If the walls and ceiling surrounding the sauna are made of stone, additional thermal insulation is applied to the interior surfaces with mineral wool. Mineral wool is the best insulation for walls and ceilings because it does not move around (e.g., it does not leave the upper parts empty).
“The structures of the sauna must be carefully sealed so that moisture does not penetrate into other rooms. Well-sealed sauna structures require efficient ventilation to dry the rooms after a sauna” Rakennustieto book says.
The structures are coated with a heat-resistant and vapour-resistant plastic film or paper coated with reflective aluminium. This is called a vapour barrier and the reflective surface is installed towards the sauna. The vapour barrier is installed on the walls and ceiling of the sauna on the warm side of the thermal insulation.

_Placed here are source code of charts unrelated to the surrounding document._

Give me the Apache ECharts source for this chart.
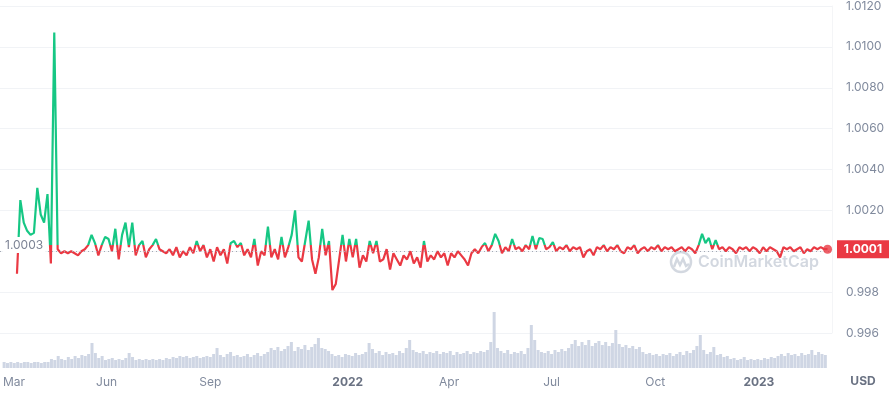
<!DOCTYPE html>
<html><head><meta charset="utf-8">
<script src="https://cdn.jsdelivr.net/npm/echarts@6/dist/echarts.min.js"></script>
<style>html,body{margin:0;padding:0;background:#fff}#c{width:889px;height:394px}</style>
</head><body><div id="c"></div>
<script>
// ---------- data ----------
const priceStart = '2021-03-16';
const volumeStart = '2021-03-02';
const stepDays = 3;
const prices = [
  0.9989,1.0025,1.0014,1.0010,1.0008,1.0009,1.0031,1.0018,1.0014,1.0028,
  0.9994,1.0107,1.0001,0.9999,1.0000,0.9999,1.0000,0.9999,0.9998,1.0000,
  1.0001,1.0003,1.0008,1.0004,0.9998,1.0003,1.0007,1.0006,1.0000,1.0011,
  0.9996,1.0008,1.0014,1.0002,1.0014,0.9998,1.0003,1.0005,0.9997,1.0001,
  1.0003,1.0006,1.0001,1.0000,0.9999,1.0001,0.9998,1.0002,0.9997,1.0000,
  0.9998,1.0002,0.9999,1.0005,1.0000,1.0003,0.9997,1.0001,0.9995,1.0002,
  0.9998,1.0001,0.9994,1.0004,1.0005,1.0002,1.0004,0.9998,1.0001,0.9997,
  1.0006,0.9993,1.0000,0.9998,1.0012,0.9997,1.0001,0.9996,1.0007,0.9997,
  1.0002,1.0008,1.0020,0.9997,0.9995,1.0005,1.0015,0.9996,0.9989,0.9997,
  1.0011,0.9998,1.0005,0.9981,0.9984,0.9996,1.0008,0.9995,1.0006,0.9997,
  1.0006,0.9992,0.9998,0.9995,1.0005,0.9999,1.0005,0.9995,0.9996,1.0001,
  0.9991,0.9999,0.9996,0.9993,0.9998,0.9996,1.0000,0.9994,0.9997,0.9992,
  1.0005,0.9995,0.9998,0.9996,1.0000,0.9997,0.9999,0.9993,0.9999,0.9997,
  1.0000,0.9998,0.9996,0.9993,0.9999,1.0001,0.9999,1.0002,1.0004,1.0000,
  1.0003,1.00085,1.0005,0.9999,1.0002,1.0000,1.0006,1.0001,1.0002,1.0000,
  1.0003,1.0001,1.00075,1.0001,1.00065,1.0006,1.0001,1.0002,1.00045,1.0000,
  1.0002,1.0001,1.0003,1.0000,1.0002,1.0001,1.0002,0.9997,1.0000,1.0001,
  0.9998,1.0002,1.0001,1.0003,1.0000,1.0002,1.0001,1.0003,1.0000,0.9999,
  1.0002,1.0001,1.0003,0.9999,1.0001,1.0002,1.0000,1.0002,1.0001,1.0003,
  1.0000,1.0002,1.0001,1.0002,1.0000,1.0001,1.0002,1.0000,1.0002,1.0001,
  0.9999,1.0003,1.00085,1.0004,1.00065,1.0001,1.00055,1.0001,1.0002,1.0000,
  1.0002,1.0001,0.9999,1.0002,1.0001,1.0002,1.0000,1.0002,1.0001,0.9999,
  1.0002,1.0000,1.0002,1.0001,1.0000,0.9997,1.0002,1.0001,1.0002,1.0000,
  1.0001,1.0002,0.9999,1.0001,1.0000,1.0002,1.0001,1.0002,1.0001,1.0001
];
const volumes = [
  1.2,1.0,1.2,1.0,1.2,1.0,1.2,1.2,1.0,1.2,
  1.2,1.0,1.2,1.2,1.8,1.6,2.4,1.8,1.6,2.2,
  1.8,2.4,2.0,2.6,2.4,2.8,5.0,3.0,2.0,2.4,
  1.6,1.8,2.0,1.6,1.8,1.6,2.0,3.0,2.2,1.6,
  1.8,1.6,1.8,1.6,1.8,1.6,1.8,1.6,2.0,1.8,
  2.2,2.0,2.4,2.2,2.4,2.0,2.2,2.4,2.0,2.2,
  2.4,2.2,2.8,4.0,2.6,2.2,2.8,3.2,2.4,2.6,
  2.2,2.4,2.8,2.2,2.6,3.0,2.4,2.8,3.2,4.0,
  3.6,4.2,3.4,3.8,4.4,5.2,3.4,4.2,3.8,4.6,
  3.6,4.2,4.8,6.0,4.0,3.8,3.4,2.8,2.4,2.6,
  2.2,2.8,2.6,2.4,3.0,2.6,2.8,3.2,5.0,3.8,
  3.0,3.4,2.6,3.2,2.8,3.0,2.6,3.4,3.0,4.0,
  5.6,3.6,3.2,3.0,3.4,2.8,3.2,3.0,3.4,2.8,
  3.2,3.0,3.4,2.6,3.2,2.8,3.0,3.4,2.8,3.2,
  3.0,3.4,3.2,3.6,5.2,11.2,4.0,3.4,3.0,3.6,
  2.8,3.2,3.0,3.4,2.8,4.0,8.6,5.6,3.6,3.2,
  3.0,3.4,2.8,3.6,3.2,3.8,3.4,4.0,4.8,5.6,
  4.4,5.2,4.6,5.6,4.4,5.0,5.4,4.6,5.2,4.4,
  5.0,7.6,4.8,4.2,4.6,4.0,4.4,3.8,4.2,3.2,
  2.8,3.0,2.6,2.8,2.4,2.8,2.6,3.0,2.4,2.8,
  3.2,2.6,3.4,3.0,3.6,4.4,6.6,3.6,2.8,3.2,
  4.2,2.6,2.8,2.2,2.4,1.8,2.0,1.6,1.8,2.2,
  1.6,1.8,1.6,1.8,1.6,2.0,1.8,2.2,2.0,2.4,
  2.8,2.4,3.0,2.6,2.8,2.4,3.0,2.6,2.8,3.6,
  2.6,3.2,2.8,2.6
];
const xLabelDates = ['2021-03-01','2021-06-01','2021-09-01','2022-01-01','2022-04-01','2022-07-01','2022-10-01','2023-01-01'];
const xLabelTexts = ['Mar','Jun','Sep','2022','Apr','Jul','Oct','2023'];
const xStart = '2021-03-01T00:00:00';
const xEnd = '2023-03-06T22:00:00';
const yMin = 0.996, yMax = 1.012, yStep = 0.002;
const volMax = 12.6;
const baseline = 1.0003;
const baselineText = '1.0003';
const currentText = '1.0001';
const unitText = 'USD';
const watermarkText = 'CoinMarketCap';

// ---------- build ----------
const DAY = 864e5;
function ts(s){ return Date.parse(s.length === 10 ? s + 'T00:00:00Z' : s + 'Z'); }
const priceData = prices.map((v, i) => [ts(priceStart) + i * stepDays * DAY, v]);
const volumeData = volumes.map((v, i) => [ts(volumeStart) + i * stepDays * DAY, v]);
const labelMap = {};
xLabelDates.forEach((d, i) => { labelMap[ts(d)] = xLabelTexts[i]; });

const GREEN = '#16c784', RED = '#ea3943';
const LABEL = '#808a9d', FONT = 'Inter';

const chart = echarts.init(document.getElementById('c'), null, {renderer: 'canvas'});
chart.setOption({
  animation: false,
  backgroundColor: '#fff',
  grid: [
    {left: 0, right: 57, top: 4, bottom: 61},
    {left: 0, right: 57, top: 305, bottom: 26}
  ],
  xAxis: [
    {type: 'value', gridIndex: 0, min: ts(xStart), max: ts(xEnd), show: false, scale: true},
    {type: 'value', gridIndex: 1, min: ts(xStart), max: ts(xEnd), scale: true,
     axisLine: {show: false}, axisTick: {show: false}, splitLine: {show: false},
     axisLabel: {
       customValues: xLabelDates.map(ts),
       formatter: v => { const t = labelMap[v] || ''; return /^\d{4}$/.test(t) ? '{y|' + t + '}' : t; },
       color: LABEL, fontSize: 12, fontFamily: FONT, margin: 8,
       alignMinLabel: 'left', hideOverlap: false, showMinLabel: true,
       rich: {y: {fontWeight: 'bold', color: '#6a7283', fontSize: 12, fontFamily: FONT}}
     }}
  ],
  yAxis: [
    {type: 'value', gridIndex: 0, position: 'right', min: yMin, max: yMax, interval: yStep,
     axisLine: {show: true, lineStyle: {color: '#f4f5f7'}}, axisTick: {show: false},
     splitLine: {lineStyle: {color: '#f1f3f6'}},
     axisLabel: {margin: 14, color: LABEL, fontSize: 12, fontFamily: FONT,
       formatter: v => Math.abs(v - 1) < 1e-9 ? '' : (v >= 1 ? v.toFixed(4) : v.toFixed(3))}},
    {type: 'value', gridIndex: 1, min: 0, max: volMax, show: false}
  ],
  series: [
    {type: 'bar', name: 'volume', xAxisIndex: 1, yAxisIndex: 1, data: volumeData,
     barWidth: 3, itemStyle: {color: '#cfd6e4'}, z: 1}
  ]
});

const last = priceData[priceData.length - 1];
const basePx = chart.convertToPixel({gridIndex: 0}, [ts(xStart), baseline]);
const rightEdge = chart.convertToPixel({gridIndex: 0}, [ts(xEnd), baseline])[0];
const curPx = chart.convertToPixel({gridIndex: 0}, [last[0], parseFloat(currentText)]);
const H = 394, off = basePx[1] / H;
const splitColor = {type: 'linear', x: 0, y: 0, x2: 0, y2: H, global: true,
  colorStops: [{offset: 0, color: GREEN}, {offset: off, color: GREEN}, {offset: off, color: RED}, {offset: 1, color: RED}]};
const wmX = 670, wmY = 262;
chart.setOption({
  series: [
    {type: 'bar', name: 'volume', xAxisIndex: 1, yAxisIndex: 1, data: volumeData,
     barWidth: 3, itemStyle: {color: '#cfd6e4'}, z: 1},
    {type: 'line', name: 'price', xAxisIndex: 0, yAxisIndex: 0, data: priceData,
     showSymbol: false, lineStyle: {width: 2.2, color: splitColor}, z: 3,
     markLine: {silent: true, symbol: 'none', label: {show: false},
       lineStyle: {color: '#a3a9b4', type: [1, 3], width: 1},
       data: [{yAxis: baseline}]}},
    {type: 'scatter', name: 'last', xAxisIndex: 0, yAxisIndex: 0,
     data: [last], symbolSize: 9, itemStyle: {color: RED}, z: 6}
  ],
  graphic: [
    {type: 'circle', z: 0, shape: {cx: wmX + 11, cy: wmY, r: 10},
     style: {fill: 'none', stroke: '#d3d8e0', lineWidth: 2.5}},
    {type: 'polyline', z: 0, shape: {points: [[wmX + 4, wmY + 5], [wmX + 7, wmY - 3], [wmX + 10, wmY + 3], [wmX + 13, wmY - 3], [wmX + 16, wmY + 4], [wmX + 19, wmY + 2]]},
     style: {fill: 'none', stroke: '#d3d8e0', lineWidth: 2.5}},
    {type: 'text', z: 0, x: wmX + 28, y: wmY,
     style: {text: watermarkText, fill: '#d3d8e0', font: '600 16px Inter', verticalAlign: 'middle', align: 'left'}},
    {type: 'text', z: 20, x: 3, y: basePx[1],
     style: {text: baselineText, fill: '#7c8394', font: '12px Inter', verticalAlign: 'middle', align: 'left',
       backgroundColor: '#fff', padding: [2, 2, 2, 2]}},
    {type: 'rect', z: 20, shape: {x: rightEdge + 5, y: curPx[1] - 9, width: 889 - rightEdge - 5, height: 18},
     style: {fill: RED}},
    {type: 'text', z: 21, x: rightEdge + 5 + (889 - rightEdge - 5) / 2, y: curPx[1],
     style: {text: currentText, fill: '#fff', font: 'bold 12px Inter', verticalAlign: 'middle', align: 'center'}},
    {type: 'text', z: 20, x: rightEdge + 31, y: 381,
     style: {text: unitText, fill: '#6a7283', font: 'bold 12px Inter', verticalAlign: 'middle', align: 'center'}}
  ]
});
</script>
</body></html>
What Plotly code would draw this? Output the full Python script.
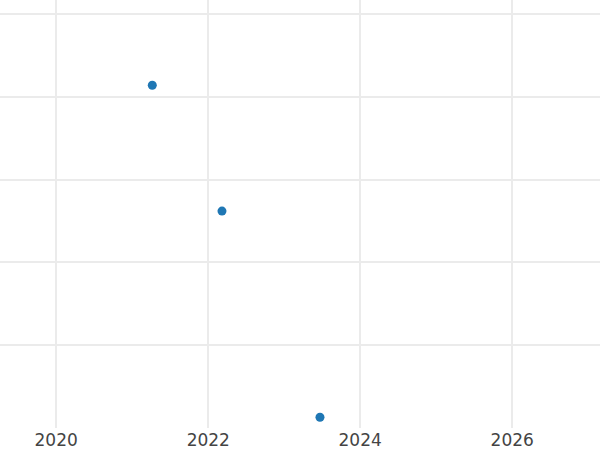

Remember that thermal insulation is essential, otherwise, the heat will escape. If there is no insulation in your element sauna, you have to add it yourself.
Rules:
- If possible, 20 cm of thermal insulation is required for the ceiling.
- The walls need 10 cm of thermal insulation.
- The ceiling shows aluminium paper and the walls mineral wool insulation.
7. Sauna stove
You should choose the stove when you know the exact room height of the sauna. If you have a very low room height (for example 190 cm), you should check with the stove supplier what the minimum height required for that stove is.
Some stoves require plenty of space between the stove stones and the ceiling.
This ensures the safety of your sauna. Make sure to check your sauna´s stove-ceiling ratio.
This was the “how to build a basement sauna – 7 tips” article. I hope you enjoyed it and that you got new and useful tips for building your own basement sauna.